Administrative expenses rose year-on-year from £15.51 million to £16.13 million.
‘We’ve invested in the growth of the business and there is a bit of a lag between that and the pay-off. We have seen increased costs in regulation and Mifid II preparation,’ he says.
‘We are in a strong position and at the £3 billion level we’re not so big that we can’t be nimble, but big enough that we can absorb regulatory costs, which have been increasing generally, and invest in our technology, so it is a nice size.’
If coping with the spiralling regulatory burden and the other stresses of growing a business can at times feel like a mountain to climb, this is literally the challenge facing Sharp outside of the office. Despite admitting that his legs have only just recovered from cycling along the Normandy beaches route last year for the Psigma Foundation, he and his son have signed up to go to Tanzania to climb Mount Kilimanjaro later this year.

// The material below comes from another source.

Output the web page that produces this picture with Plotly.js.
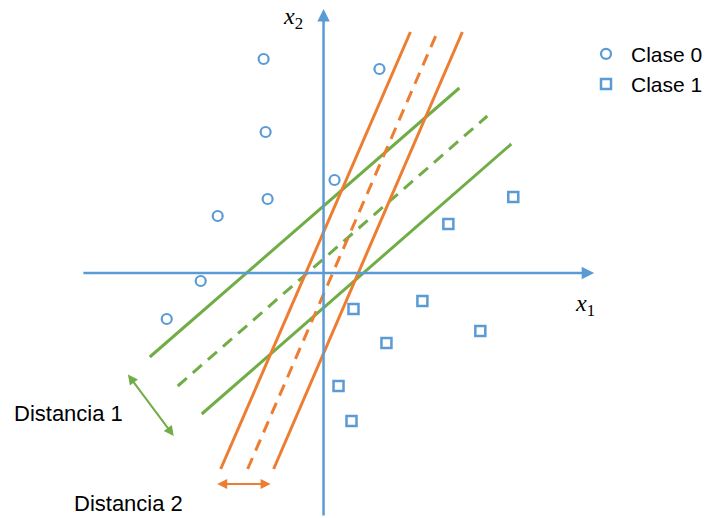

The money raised will be split between the Foundation and his son’s school’s nominated charity, and Sharp admits that although exciting, the prospect is somewhat daunting.
‘The biggest challenge will be the altitude sickness. It’s just under 6,000 metres and we’ll be on the mountain for six days. I’m looking forward to it and we are going up Snowdon for training.’
It remains to be seen how long it takes his legs to recover this time round, but Sharp is clearly not one to shirk a challenge.